U.S. team handling tests from all corners

? The flailing, groping and grabbing have been scrutinized countless times since a referee’s call made all the difference in Friday’s World Cup tie between the United States and Slovenia.

For U.S. fans, coaches and players alike, slow-motion replay of the mayhem has been the only means of reading the mind of referee Koman Coulibaly, whose call in the 85th minute negated Maurice Edu’s potential game-winner.

After doing some film study of his own, midfielder Clint Dempsey had this to say Sunday when asked if it was his roughhousing that prompted the foul: “If you freeze-frame that play, three of our guys are in a headlock. To single me out — that that’s the play that I caused trouble on — I don’t think you’re really watching the game.”

It’s not that Dempsey was professing innocence from the first minute of Friday’s match to the last. In a hardscrabble career that got its unlikely start in Nacogdoches, Texas, the 6-foot-1, 170-pound midfielder has more than held his own against the game’s toughest defenders.

Nor was he trying to shift blame to a teammate. By all accounts, the U.S. squad that’s battling for a place among the World Cup’s final 16 is solidly in the fight.

Dempsey’s larger point was that the rules of engagement change in the waning minutes of a World Cup match. And despite FIFA officials’ pre-tournament warnings that no contact would be allowing during all-important corner kicks, that hasn’t proven the case.

It likely never will be known which transgression among many caught Coulibaly’s eye. But as the World Cup marches on, it appears that each referee tolerates a different amount of physicality in front of the goal. And it’s up to players to figure out if that standard is a strait-laced gentleman’s game or soccer’s version of mixed martial arts — and to push that limit to its fullest.

“You have to gauge that,” Dempsey said. “The ref in this game (Slovenia) was letting things go in the box, so you’ve got to be physical. If someone has their arms around you, I’m not gonna sit there and be like: ‘Okay, this is fun,’ I’m going to try to bust out of it and get in position to score a goal.”

If the limit of what’s permissible is murky in this World Cup, as Dempsey suggests, it’s sure to be tested anew when the United States faces Algeria on Friday knowing that only a victory will guarantee passage to the next round. Algeria, scoreless through two matches, will be equally desperate for a victory to avoid the shame of a last-place finish in Group C.

The Americans have demonstrated a disturbing knack for falling behind early, conceding a goal to England after four minutes of play and allowing Slovenia a first score at the 13-minute mark.

But they rallied on both occasions, pushing the pace to an exhausting extent after falling behind, 2-0, against Slovenia.
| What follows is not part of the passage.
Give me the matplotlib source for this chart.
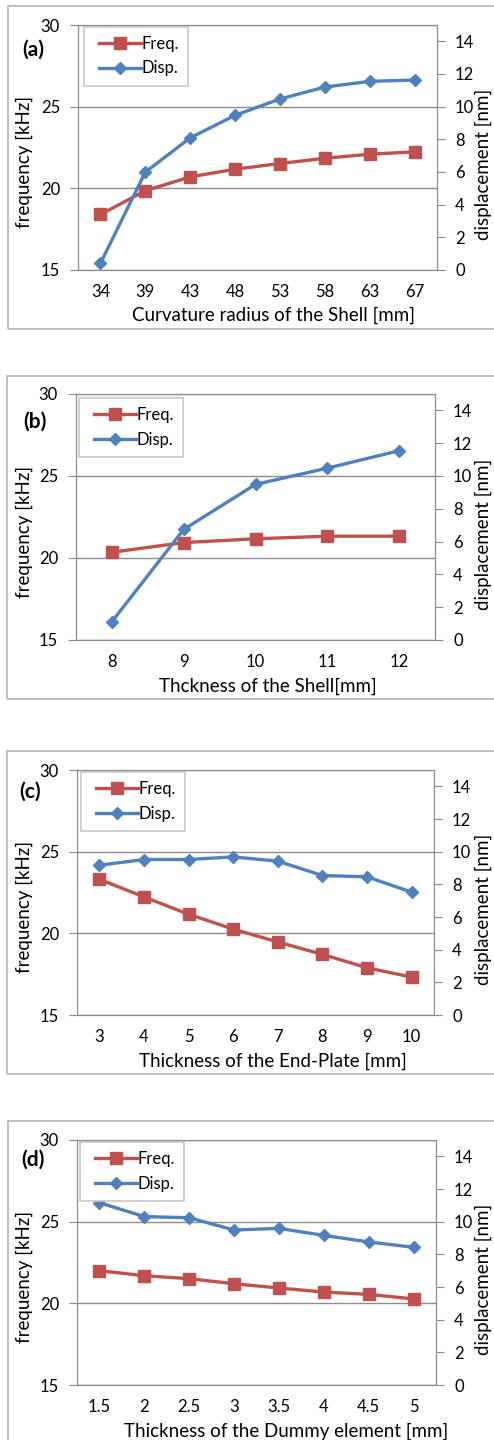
import numpy as np
import matplotlib.pyplot as plt
from matplotlib.patches import Rectangle
from matplotlib.legend_handler import HandlerLine2D

plt.rcParams['font.family'] = ['Lato', 'DejaVu Sans']

# (a) curvature radius of the shell
cats_a = ['34', '39', '43', '48', '53', '58', '63', '67']
freq_a = [18.4, 19.85, 20.7, 21.17, 21.52, 21.84, 22.09, 22.23]
disp_a = [0.41, 5.99, 8.09, 9.47, 10.47, 11.2, 11.55, 11.63]

# (b) thickness of the shell
cats_b = ['8', '9', '10', '11', '12']
freq_b = [20.35, 20.94, 21.17, 21.33, 21.33]
disp_b = [1.12, 6.74, 9.49, 10.48, 11.54]

# (c) thickness of the end-plate
cats_c = ['3', '4', '5', '6', '7', '8', '9', '10']
freq_c = [23.31, 22.23, 21.17, 20.26, 19.47, 18.71, 17.89, 17.32]
disp_c = [9.17, 9.52, 9.52, 9.68, 9.42, 8.54, 8.46, 7.52]

# (d) thickness of the dummy element
cats_d = ['1.5', '2', '2.5', '3', '3.5', '4', '4.5', '5']
freq_d = [22.0, 21.69, 21.51, 21.2, 20.94, 20.69, 20.55, 20.27]
disp_d = [11.16, 10.31, 10.24, 9.49, 9.59, 9.16, 8.76, 8.43]

xlabels = ['Curvature radius of the Shell [mm]', 'Thckness of the Shell[mm]',
           'Thickness of the End-Plate [mm]', 'Thickness of the Dummy element [mm]']
tags = ['(a)', '(b)', '(c)', '(d)']

W, H = 494, 1440
RED = '#c0504d'
BLUE = '#4f81bd'
GREY = '#8c8c8c'

# pixel layout: axes box (left, right, top, bottom), frame (left, top, bottom),
# legend corner, tag position, xlabel position (centre x, top y)
panels = [
    dict(ax=(78, 437, 25, 270), frame=(8, 6, 329), leg=(84, 27), tag=(33, 50), xl=(274, 307)),
    dict(ax=(76, 435, 394, 640), frame=(7, 376, 699), leg=(79, 398), tag=(35, 422), xl=(268, 678)),
    dict(ax=(77, 434, 770, 1015), frame=(7, 751, 1074), leg=(81, 772), tag=(30, 792), xl=(273, 1053)),
    dict(ax=(77, 436, 1140, 1385), frame=(8, 1121, 1460), leg=(80, 1142), tag=(33, 1160), xl=(286, 1423)),
]
data = [(cats_a, freq_a, disp_a), (cats_b, freq_b, disp_b),
        (cats_c, freq_c, disp_c), (cats_d, freq_d, disp_d)]

fig = plt.figure(figsize=(W / 100, H / 100), dpi=100)

for p, (cats, freq, disp), xlab, tag in zip(panels, data, xlabels, tags):
    l, r, t, b = p['ax']
    ax = fig.add_axes([l / W, 1 - b / H, (r - l) / W, (b - t) / H])
    ax2 = ax.twinx()
    n = len(cats)
    x = np.arange(n)

    f_line, = ax.plot(x, freq, color=RED, lw=2.4, marker='s', ms=8, label='Freq.')
    d_line, = ax2.plot(x, disp, color=BLUE, lw=2.4, marker='D', ms=6.5, label='Disp.')

    ax.set_xlim(-0.5, n - 0.5)
    ax.set_ylim(15, 30)
    ax.set_yticks([15, 20, 25, 30])
    ax2.set_ylim(0, 15)
    ax2.set_yticks(range(0, 15, 2))
    ax.set_xticks(x)
    ax.set_xticklabels(cats)
    ax.tick_params(axis='x', length=0, pad=10, labelsize=12)
    ax.tick_params(axis='y', length=6, color=GREY, pad=7, labelsize=12)
    ax2.tick_params(axis='y', length=6, color=GREY, pad=7, labelsize=12)
    ax.grid(axis='y', color=GREY, lw=1)
    for s in ax.spines.values():
        s.set_color(GREY)
    for s in ax2.spines.values():
        s.set_color(GREY)

    ax.set_ylabel('frequency [kHz]', fontsize=13.5)
    ax.yaxis.set_label_coords((33 - l) / (r - l), 0.44)
    ax2.set_ylabel('displacement [nm]', fontsize=13.5, rotation=90)
    ax2.yaxis.set_label_coords((475 - l) / (r - l), 0.43)
    ax.set_xlabel(xlab, fontsize=13.5)
    ax.xaxis.set_label_coords((p['xl'][0] - l) / (r - l), (b - p['xl'][1]) / (b - t))

    fl, ft, fb = p['frame']
    fig.patches.append(Rectangle((fl / W, 1 - fb / H), (W + 20 - fl) / W, (fb - ft) / H,
                                 transform=fig.transFigure, fill=False,
                                 edgecolor='#b4b4b4', lw=1.2))

    fig.text(p['tag'][0] / W, 1 - p['tag'][1] / H, tag, fontsize=15,
             fontweight='bold', ha='center', va='center')

    leg = fig.legend([f_line, d_line], ['Freq.', 'Disp.'], loc='upper left',
                     bbox_to_anchor=(p['leg'][0] / W, 1 - p['leg'][1] / H),
                     fancybox=False, edgecolor='#c8c8c8', framealpha=1,
                     fontsize=12, handlelength=2.85, handletextpad=0.05,
                     borderaxespad=0, borderpad=0.55, labelspacing=0.5,
                     handler_map={f_line: HandlerLine2D(xpad=0.35),
                                  d_line: HandlerLine2D(xpad=0.35)})
    leg.get_frame().set_linewidth(1.2)

plt.savefig('out.png', dpi=100)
“We’re in a World Cup,” Dempsey said. “We’re going to be so motivated, that’s not going to affect us. We know what we’ve got to do to get our minds and bodies right for this game. We’re going to give everything we have. We’re going to leave our lungs and our heart on the field.”

U.S. goalkeeper Tim Howard says he’s confident his team will manage the fine line between necessary aggression and the foolishness that often results in penalties.

“If tackles start flying in, and we need to stand up for ourselves — you best believe we will,” Howard said. “I don’t expect anything terrible to go on. But you know what it’s like at this level, particularly with the last 90 minutes. Everything is on the line. Emotions run high.”

Although sequestered on a dairy farm north of Johannesburg, U.S. players have gotten word of the outrage among their supporters back home over the call that nullified Edu’s goal. And it has been gratifying, Howard said, knowing so many Americans are invested in their results.

“For our American fans to be so up in arms about it does show that, number one, they care,” Howard said, “and number two, they are getting hip to the game and starting to understand how it all works.”